What Are The Main Themes In Peter The Great Book?

2025-11-27 06:43:00 133

5 Answers

Ella
Ella
2025-11-29 00:08:54
Reading about Peter feels like watching a historical drama with too many plot twists. The man had no chill—whether he was capturing Swedish forts, founding a navy from scratch, or partying hard with his 'All-Drunken Assembly.' But beneath the chaos, Massie threads a theme of cultural revolution. Peter didn’t just want new technology; he wanted Russians to think differently, hence why he dragged nobles into balls and forced them to wear Western clothes. It’s wild how much one person’s impatience with tradition can rewrite a nation’s identity.
Quentin
Quentin
2025-12-02 18:30:05
What sticks with me is Peter’s loneliness. For all his bluster, Massie shows a man isolated by his own ambitions. His sister Sophia locked him out of power early; later, even allies feared him. The chapter where he weeps over his son Aleksei’s betrayal is haunting. It’s not just a story of empires but of a flawed human who happened to reshape one. That emotional depth is why I keep revisiting this book.
Tabitha
Tabitha
2025-12-03 05:22:39
Massie’s biography highlights Peter’s obsession with mastery—ships, warfare, science, you name it. He wasn’t content to rule; he had to understand, even working as a carpenter in Dutch shipyards. This theme of hands-on leadership contrasts sharply with today’s detached politicians. Yet, his curiosity had a dark side: his infamous 'toy armies' and experiments on courtiers (like that poor guy ordered to sit on an ice throne). The book left me torn—admiring his genius but wincing at his cruelty.
Piper
Piper
2025-12-03 10:11:52
The biography 'Peter the Great' by Robert K. Massie is a masterpiece that dives deep into the transformative reign of Russia's most dynamic ruler. One major theme is modernization—Peter's obsessive drive to drag Russia out of medieval stagnation and into the European Enlightenment. His travels incognito to Western Europe, shipbuilding endeavors, and ruthless reforms (like banning beards!) all scream his desperation to Westernize.
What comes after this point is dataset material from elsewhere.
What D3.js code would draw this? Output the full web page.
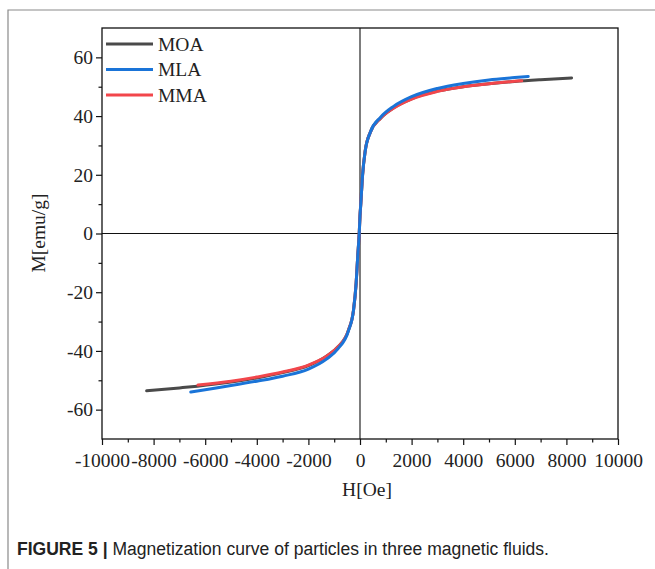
<!DOCTYPE html>
<html><head><meta charset="utf-8">
<script src="https://cdn.jsdelivr.net/npm/d3@7"></script>
<style>html,body{margin:0;padding:0;background:#fff;}svg{display:block;}</style>
</head><body>
<svg id="c" width="655" height="569"></svg>
<script>
// ---- data ----
const seriesNames = ["MOA", "MLA", "MMA"];
const seriesColors = ["#4a4a4a", "#1a74d8", "#f2464b"];
const xTicks = [-10000,-8000,-6000,-4000,-2000,0,2000,4000,6000,8000,10000];
const yTicks = [-60,-40,-20,0,20,40,60];

const H_MOA = [-8270,-7000,-6300,-5000,-4000,-3000,-2000,-1300,-850,-450,-250,-150,-90,-30,0,30,100,200,400,800,1300,2000,3000,4000,5000,6000,7000,8200];
const M_MOA = [-53.6,-52.6,-52.0,-50.6,-49.2,-47.4,-45.0,-41.8,-38.6,-33.0,-26.0,-17.0,-8.0,0,6,10,20,28,34.5,39.3,42.8,45.9,48.5,50.0,51.0,51.8,52.4,53.0];

const H_MLA = [-6560,-6000,-5000,-4000,-3000,-2000,-1300,-850,-450,-250,-150,-90,-30,0,30,100,200,400,800,1300,2000,3000,4000,5000,6000,6520];
const M_MLA = [-54.0,-53.2,-51.8,-50.3,-48.6,-46.2,-42.8,-39.2,-33.2,-26.0,-17.0,-8.0,0,6,10,20,28,34.5,39.6,43.3,46.6,49.4,51.1,52.3,53.1,53.5];

const H_MMA = [-6280,-5000,-4000,-3000,-2000,-1300,-850,-450,-250,-150,-90,-30,0,30,100,200,400,800,1300,2000,3000,4000,5000,6270];
const M_MMA = [-51.6,-50.3,-48.9,-47.2,-44.8,-41.8,-38.6,-33.0,-26.0,-17.0,-8.0,0,6,10,20,28,34.5,39.3,42.7,45.8,48.4,50.0,51.0,52.0];

const series = [
  {name: seriesNames[0], color: seriesColors[0], H: H_MOA, M: M_MOA},
  {name: seriesNames[1], color: seriesColors[1], H: H_MLA, M: M_MLA},
  {name: seriesNames[2], color: seriesColors[2], H: H_MMA, M: M_MMA}
];

// ---- layout ----
const svg = d3.select("#c");
const L = 102, R = 618, T = 28, B = 439;
const x = d3.scaleLinear().domain([-10000, 10000]).range([L, R]);
const y = d3.scaleLinear().domain([-70, 70]).range([B, T]);
const serif = "'Liberation Serif','Times New Roman',serif";
const fmt = d => String(d);

// outer panel border
svg.append("path").attr("d", `M8,569 V10 H655`).attr("fill","none").attr("stroke","#8a8a8a").attr("stroke-width",1.2);

// zero lines
svg.append("line").attr("x1", x(0)).attr("x2", x(0)).attr("y1", T).attr("y2", B).attr("stroke","#111").attr("stroke-width",1.1);
svg.append("line").attr("x1", L).attr("x2", R).attr("y1", y(0)).attr("y2", y(0)).attr("stroke","#111").attr("stroke-width",1.1);

// curves: draw MOA, MMA, MLA on top
const line = d3.line().x(d => x(d[0])).y(d => y(d[1])).curve(d3.curveMonotoneX);
[0, 2, 1].forEach(i => {
  const s = series[i];
  svg.append("path").datum(s.H.map((h, k) => [h, s.M[k]]))
    .attr("d", line).attr("fill","none").attr("stroke", s.color)
    .attr("stroke-width", 3).attr("stroke-linecap","round");
});

// frame
svg.append("rect").attr("x", L).attr("y", T).attr("width", R - L).attr("height", B - T)
  .attr("fill","none").attr("stroke","#111").attr("stroke-width",1.3);

// axes
const xMinor = d3.range(-9000, 10000, 2000);
const yMinor = [-50,-30,-10,10,30,50];
const gx = svg.append("g").attr("transform", `translate(0,${B})`);
gx.call(d3.axisBottom(x).tickValues(xMinor).tickSize(3.5).tickFormat(""));
gx.select(".domain").remove();
const gx2 = svg.append("g").attr("transform", `translate(0,${B})`);
gx2.call(d3.axisBottom(x).tickValues(xTicks).tickSize(6).tickPadding(8).tickFormat(fmt));
gx2.select(".domain").remove();
[gx, gx2].forEach(g => g.selectAll("line").attr("stroke","#111").attr("stroke-width",1.2));
gx2.selectAll("text").attr("font-family", serif).attr("font-size", 19.5).attr("fill","#222").attr("dy","0.72em");

const gy = svg.append("g").attr("transform", `translate(${L},0)`);
gy.call(d3.axisLeft(y).tickValues(yMinor).tickSize(3.5).tickFormat(""));
gy.select(".domain").remove();
const gy2 = svg.append("g").attr("transform", `translate(${L},0)`);
gy2.call(d3.axisLeft(y).tickValues(yTicks).tickSize(6).tickPadding(3).tickFormat(fmt));
gy2.select(".domain").remove();
[gy, gy2].forEach(g => g.selectAll("line").attr("stroke","#111").attr("stroke-width",1.2));
gy2.selectAll("text").attr("font-family", serif).attr("font-size", 19.5).attr("fill","#222");

// axis titles
svg.append("text").attr("x", 367).attr("y", 496).attr("text-anchor","middle")
  .attr("font-family", serif).attr("font-size", 19.5).attr("fill","#222").text("H[Oe]");
svg.append("text").attr("transform","translate(45,233) rotate(-90)").attr("text-anchor","middle")
  .attr("font-family", serif).attr("font-size", 19.5).attr("fill","#222").text("M[emu/g]");

// legend
series.forEach((s, i) => {
  const yy = 44 + i * 25.5;
  svg.append("line").attr("x1", 106).attr("x2", 153).attr("y1", yy).attr("y2", yy)
    .attr("stroke", s.color).attr("stroke-width", 3);
  svg.append("text").attr("x", 158).attr("y", yy + 6.5).attr("font-family", serif)
    .attr("font-size", 19.5).attr("fill","#222").text(s.name);
});

// caption
const cap = svg.append("text").attr("x", 17).attr("y", 555)
  .attr("font-family","'Liberation Sans',Arial,sans-serif").attr("font-size", 18).attr("fill","#222")
  .attr("textLength", 532).attr("lengthAdjust","spacingAndGlyphs");
cap.append("tspan").attr("font-weight","bold").text("FIGURE 5 | ");
cap.append("tspan").text("Magnetization curve of particles in three magnetic fluids.");
</script>
</body></html>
Another compelling thread is the cost of progress. Peter's reforms weren't just about shiny new cities like St. Petersburg; they came with brutal wars, heavy taxation, and even his son's execution. The book doesn't shy away from his contradictions—a visionary yet a tyrant, a nation-builder who left his people exhausted. It's a gripping study of how far one man's will can reshape a civilization.
Wesley
Wesley
2025-12-03 16:00:58
Power and its personal toll fascinate me in 'Peter the Great.' Here’s a guy who towered physically and politically, yet his personal life was a mess—strained relationships, a son he condemned to death, and a constant paranoia about rivals. The book paints this duality so well: the tsar who danced in workshops with commoners but also ordered torture chambers for rebels. His legacy is Russia’s leap into modernity, but Massie makes sure we see the bloodstains on that leap.